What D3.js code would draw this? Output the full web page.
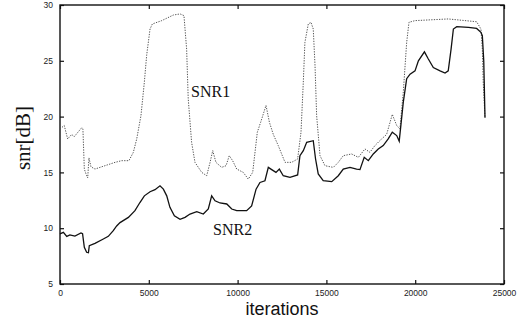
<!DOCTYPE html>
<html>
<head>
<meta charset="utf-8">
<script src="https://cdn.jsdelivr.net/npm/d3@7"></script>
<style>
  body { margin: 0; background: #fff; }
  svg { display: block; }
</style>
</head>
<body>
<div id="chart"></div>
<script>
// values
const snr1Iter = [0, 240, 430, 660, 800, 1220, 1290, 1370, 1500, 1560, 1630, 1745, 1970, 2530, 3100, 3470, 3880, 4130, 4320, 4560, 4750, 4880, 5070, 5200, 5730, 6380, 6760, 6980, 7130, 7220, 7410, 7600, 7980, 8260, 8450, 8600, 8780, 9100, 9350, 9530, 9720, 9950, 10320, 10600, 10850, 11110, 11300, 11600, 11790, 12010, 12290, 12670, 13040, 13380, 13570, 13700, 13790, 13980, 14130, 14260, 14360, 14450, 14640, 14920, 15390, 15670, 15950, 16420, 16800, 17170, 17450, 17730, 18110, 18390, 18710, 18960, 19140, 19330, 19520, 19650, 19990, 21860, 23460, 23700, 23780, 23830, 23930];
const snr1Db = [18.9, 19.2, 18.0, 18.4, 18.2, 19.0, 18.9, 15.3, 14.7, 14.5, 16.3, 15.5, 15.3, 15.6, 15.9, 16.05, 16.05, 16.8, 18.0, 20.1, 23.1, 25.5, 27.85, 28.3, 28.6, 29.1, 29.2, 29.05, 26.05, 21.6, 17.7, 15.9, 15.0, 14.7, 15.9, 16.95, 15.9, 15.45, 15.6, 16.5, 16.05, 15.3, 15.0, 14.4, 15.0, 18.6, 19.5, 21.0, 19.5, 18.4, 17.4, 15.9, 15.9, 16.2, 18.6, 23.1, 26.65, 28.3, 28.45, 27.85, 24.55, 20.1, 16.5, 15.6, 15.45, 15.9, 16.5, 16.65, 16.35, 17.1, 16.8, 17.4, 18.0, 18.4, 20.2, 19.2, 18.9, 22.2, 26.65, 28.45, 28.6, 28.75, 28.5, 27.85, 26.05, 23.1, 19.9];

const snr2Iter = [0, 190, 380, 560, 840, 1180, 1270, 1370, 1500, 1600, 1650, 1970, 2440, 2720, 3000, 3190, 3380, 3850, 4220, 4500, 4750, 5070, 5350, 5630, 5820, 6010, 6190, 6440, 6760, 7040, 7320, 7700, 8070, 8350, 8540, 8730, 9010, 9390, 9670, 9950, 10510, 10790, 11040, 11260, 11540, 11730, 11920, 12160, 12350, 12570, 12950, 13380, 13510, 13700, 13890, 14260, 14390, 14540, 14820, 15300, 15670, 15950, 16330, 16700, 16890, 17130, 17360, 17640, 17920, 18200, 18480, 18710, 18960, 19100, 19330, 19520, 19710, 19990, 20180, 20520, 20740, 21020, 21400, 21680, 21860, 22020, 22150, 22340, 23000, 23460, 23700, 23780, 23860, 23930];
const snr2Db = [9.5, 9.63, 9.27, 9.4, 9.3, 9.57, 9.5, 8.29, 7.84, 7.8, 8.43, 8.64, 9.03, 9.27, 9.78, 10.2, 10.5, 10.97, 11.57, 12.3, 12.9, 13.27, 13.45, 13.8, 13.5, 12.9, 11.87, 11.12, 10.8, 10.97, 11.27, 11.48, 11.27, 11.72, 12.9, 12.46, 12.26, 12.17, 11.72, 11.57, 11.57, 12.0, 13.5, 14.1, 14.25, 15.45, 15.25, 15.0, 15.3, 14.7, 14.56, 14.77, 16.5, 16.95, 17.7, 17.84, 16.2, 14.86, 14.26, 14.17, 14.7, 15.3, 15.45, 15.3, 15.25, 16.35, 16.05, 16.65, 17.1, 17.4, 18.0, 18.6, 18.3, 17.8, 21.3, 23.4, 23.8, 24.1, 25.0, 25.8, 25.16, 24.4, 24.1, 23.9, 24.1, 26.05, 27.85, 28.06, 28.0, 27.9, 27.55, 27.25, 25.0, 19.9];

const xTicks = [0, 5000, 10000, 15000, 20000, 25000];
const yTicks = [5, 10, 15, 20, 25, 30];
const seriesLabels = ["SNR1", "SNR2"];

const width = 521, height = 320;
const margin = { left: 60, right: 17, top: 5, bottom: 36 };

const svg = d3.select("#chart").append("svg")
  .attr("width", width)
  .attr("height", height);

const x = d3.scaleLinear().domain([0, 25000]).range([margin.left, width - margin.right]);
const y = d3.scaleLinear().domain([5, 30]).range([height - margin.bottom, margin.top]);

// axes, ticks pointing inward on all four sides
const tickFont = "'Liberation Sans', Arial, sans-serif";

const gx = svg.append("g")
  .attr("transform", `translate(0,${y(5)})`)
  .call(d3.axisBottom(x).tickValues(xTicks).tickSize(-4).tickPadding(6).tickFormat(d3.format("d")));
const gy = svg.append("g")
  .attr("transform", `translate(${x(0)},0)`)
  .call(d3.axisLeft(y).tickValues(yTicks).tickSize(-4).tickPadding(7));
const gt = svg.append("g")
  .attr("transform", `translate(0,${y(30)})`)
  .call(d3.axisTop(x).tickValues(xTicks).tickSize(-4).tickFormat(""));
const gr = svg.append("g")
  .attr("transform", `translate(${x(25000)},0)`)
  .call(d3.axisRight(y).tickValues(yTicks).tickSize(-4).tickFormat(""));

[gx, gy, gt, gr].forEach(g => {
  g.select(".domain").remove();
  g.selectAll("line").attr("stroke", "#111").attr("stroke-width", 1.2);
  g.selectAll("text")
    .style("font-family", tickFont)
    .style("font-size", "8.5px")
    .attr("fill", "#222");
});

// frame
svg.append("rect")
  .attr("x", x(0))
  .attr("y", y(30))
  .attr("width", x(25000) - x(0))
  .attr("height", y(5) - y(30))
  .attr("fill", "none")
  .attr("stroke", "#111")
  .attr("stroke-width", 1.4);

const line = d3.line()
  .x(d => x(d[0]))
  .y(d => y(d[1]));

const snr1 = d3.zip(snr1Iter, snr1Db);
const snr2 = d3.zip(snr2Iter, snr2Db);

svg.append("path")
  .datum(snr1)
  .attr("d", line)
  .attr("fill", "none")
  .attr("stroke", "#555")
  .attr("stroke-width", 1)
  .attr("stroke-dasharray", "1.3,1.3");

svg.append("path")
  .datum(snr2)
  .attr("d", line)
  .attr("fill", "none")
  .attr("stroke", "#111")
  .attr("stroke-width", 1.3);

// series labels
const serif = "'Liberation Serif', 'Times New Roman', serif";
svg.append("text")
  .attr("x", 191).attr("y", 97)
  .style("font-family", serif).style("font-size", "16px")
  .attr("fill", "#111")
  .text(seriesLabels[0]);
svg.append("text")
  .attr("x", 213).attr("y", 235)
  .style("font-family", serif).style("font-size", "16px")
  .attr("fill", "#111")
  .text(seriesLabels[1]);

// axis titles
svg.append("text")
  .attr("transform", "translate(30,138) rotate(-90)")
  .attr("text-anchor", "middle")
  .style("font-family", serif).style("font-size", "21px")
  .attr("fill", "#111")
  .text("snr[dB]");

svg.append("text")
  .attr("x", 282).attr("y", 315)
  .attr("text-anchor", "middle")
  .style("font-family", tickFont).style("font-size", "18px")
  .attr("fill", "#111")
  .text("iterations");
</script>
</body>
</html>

_What the task requires_
Print out the material word for word, omitting the pictures.

_Solution for this problem_
What D3.js code would draw this? Output the full web page.
<!DOCTYPE html>
<html>
<head>
<meta charset="utf-8">
<script src="https://cdn.jsdelivr.net/npm/d3@7"></script>
<style>
  body { margin: 0; background: #fff; }
  svg { display: block; }
</style>
</head>
<body>
<div id="chart"></div>
<script>
// values
const snr1Iter = [0, 240, 430, 660, 800, 1220, 1290, 1370, 1500, 1560, 1630, 1745, 1970, 2530, 3100, 3470, 3880, 4130, 4320, 4560, 4750, 4880, 5070, 5200, 5730, 6380, 6760, 6980, 7130, 7220, 7410, 7600, 7980, 8260, 8450, 8600, 8780, 9100, 9350, 9530, 9720, 9950, 10320, 10600, 10850, 11110, 11300, 11600, 11790, 12010, 12290, 12670, 13040, 13380, 13570, 13700, 13790, 13980, 14130, 14260, 14360, 14450, 14640, 14920, 15390, 15670, 15950, 16420, 16800, 17170, 17450, 17730, 18110, 18390, 18710, 18960, 19140, 19330, 19520, 19650, 19990, 21860, 23460, 23700, 23780, 23830, 23930];
const snr1Db = [18.9, 19.2, 18.0, 18.4, 18.2, 19.0, 18.9, 15.3, 14.7, 14.5, 16.3, 15.5, 15.3, 15.6, 15.9, 16.05, 16.05, 16.8, 18.0, 20.1, 23.1, 25.5, 27.85, 28.3, 28.6, 29.1, 29.2, 29.05, 26.05, 21.6, 17.7, 15.9, 15.0, 14.7, 15.9, 16.95, 15.9, 15.45, 15.6, 16.5, 16.05, 15.3, 15.0, 14.4, 15.0, 18.6, 19.5, 21.0, 19.5, 18.4, 17.4, 15.9, 15.9, 16.2, 18.6, 23.1, 26.65, 28.3, 28.45, 27.85, 24.55, 20.1, 16.5, 15.6, 15.45, 15.9, 16.5, 16.65, 16.35, 17.1, 16.8, 17.4, 18.0, 18.4, 20.2, 19.2, 18.9, 22.2, 26.65, 28.45, 28.6, 28.75, 28.5, 27.85, 26.05, 23.1, 19.9];

const snr2Iter = [0, 190, 380, 560, 840, 1180, 1270, 1370, 1500, 1600, 1650, 1970, 2440, 2720, 3000, 3190, 3380, 3850, 4220, 4500, 4750, 5070, 5350, 5630, 5820, 6010, 6190, 6440, 6760, 7040, 7320, 7700, 8070, 8350, 8540, 8730, 9010, 9390, 9670, 9950, 10510, 10790, 11040, 11260, 11540, 11730, 11920, 12160, 12350, 12570, 12950, 13380, 13510, 13700, 13890, 14260, 14390, 14540, 14820, 15300, 15670, 15950, 16330, 16700, 16890, 17130, 17360, 17640, 17920, 18200, 18480, 18710, 18960, 19100, 19330, 19520, 19710, 19990, 20180, 20520, 20740, 21020, 21400, 21680, 21860, 22020, 22150, 22340, 23000, 23460, 23700, 23780, 23860, 23930];
const snr2Db = [9.5, 9.63, 9.27, 9.4, 9.3, 9.57, 9.5, 8.29, 7.84, 7.8, 8.43, 8.64, 9.03, 9.27, 9.78, 10.2, 10.5, 10.97, 11.57, 12.3, 12.9, 13.27, 13.45, 13.8, 13.5, 12.9, 11.87, 11.12, 10.8, 10.97, 11.27, 11.48, 11.27, 11.72, 12.9, 12.46, 12.26, 12.17, 11.72, 11.57, 11.57, 12.0, 13.5, 14.1, 14.25, 15.45, 15.25, 15.0, 15.3, 14.7, 14.56, 14.77, 16.5, 16.95, 17.7, 17.84, 16.2, 14.86, 14.26, 14.17, 14.7, 15.3, 15.45, 15.3, 15.25, 16.35, 16.05, 16.65, 17.1, 17.4, 18.0, 18.6, 18.3, 17.8, 21.3, 23.4, 23.8, 24.1, 25.0, 25.8, 25.16, 24.4, 24.1, 23.9, 24.1, 26.05, 27.85, 28.06, 28.0, 27.9, 27.55, 27.25, 25.0, 19.9];

const xTicks = [0, 5000, 10000, 15000, 20000, 25000];
const yTicks = [5, 10, 15, 20, 25, 30];
const seriesLabels = ["SNR1", "SNR2"];

const width = 521, height = 320;
const margin = { left: 60, right: 17, top: 5, bottom: 36 };

const svg = d3.select("#chart").append("svg")
  .attr("width", width)
  .attr("height", height);

const x = d3.scaleLinear().domain([0, 25000]).range([margin.left, width - margin.right]);
const y = d3.scaleLinear().domain([5, 30]).range([height - margin.bottom, margin.top]);

// axes, ticks pointing inward on all four sides
const tickFont = "'Liberation Sans', Arial, sans-serif";

const gx = svg.append("g")
  .attr("transform", `translate(0,${y(5)})`)
  .call(d3.axisBottom(x).tickValues(xTicks).tickSize(-4).tickPadding(6).tickFormat(d3.format("d")));
const gy = svg.append("g")
  .attr("transform", `translate(${x(0)},0)`)
  .call(d3.axisLeft(y).tickValues(yTicks).tickSize(-4).tickPadding(7));
const gt = svg.append("g")
  .attr("transform", `translate(0,${y(30)})`)
  .call(d3.axisTop(x).tickValues(xTicks).tickSize(-4).tickFormat(""));
const gr = svg.append("g")
  .attr("transform", `translate(${x(25000)},0)`)
  .call(d3.axisRight(y).tickValues(yTicks).tickSize(-4).tickFormat(""));

[gx, gy, gt, gr].forEach(g => {
  g.select(".domain").remove();
  g.selectAll("line").attr("stroke", "#111").attr("stroke-width", 1.2);
  g.selectAll("text")
    .style("font-family", tickFont)
    .style("font-size", "8.5px")
    .attr("fill", "#222");
});

// frame
svg.append("rect")
  .attr("x", x(0))
  .attr("y", y(30))
  .attr("width", x(25000) - x(0))
  .attr("height", y(5) - y(30))
  .attr("fill", "none")
  .attr("stroke", "#111")
  .attr("stroke-width", 1.4);

const line = d3.line()
  .x(d => x(d[0]))
  .y(d => y(d[1]));

const snr1 = d3.zip(snr1Iter, snr1Db);
const snr2 = d3.zip(snr2Iter, snr2Db);

svg.append("path")
  .datum(snr1)
  .attr("d", line)
  .attr("fill", "none")
  .attr("stroke", "#555")
  .attr("stroke-width", 1)
  .attr("stroke-dasharray", "1.3,1.3");

svg.append("path")
  .datum(snr2)
  .attr("d", line)
  .attr("fill", "none")
  .attr("stroke", "#111")
  .attr("stroke-width", 1.3);

// series labels
const serif = "'Liberation Serif', 'Times New Roman', serif";
svg.append("text")
  .attr("x", 191).attr("y", 97)
  .style("font-family", serif).style("font-size", "16px")
  .attr("fill", "#111")
  .text(seriesLabels[0]);
svg.append("text")
  .attr("x", 213).attr("y", 235)
  .style("font-family", serif).style("font-size", "16px")
  .attr("fill", "#111")
  .text(seriesLabels[1]);

// axis titles
svg.append("text")
  .attr("transform", "translate(30,138) rotate(-90)")
  .attr("text-anchor", "middle")
  .style("font-family", serif).style("font-size", "21px")
  .attr("fill", "#111")
  .text("snr[dB]");

svg.append("text")
  .attr("x", 282).attr("y", 315)
  .attr("text-anchor", "middle")
  .style("font-family", tickFont).style("font-size", "18px")
  .attr("fill", "#111")
  .text("iterations");
</script>
</body>
</html>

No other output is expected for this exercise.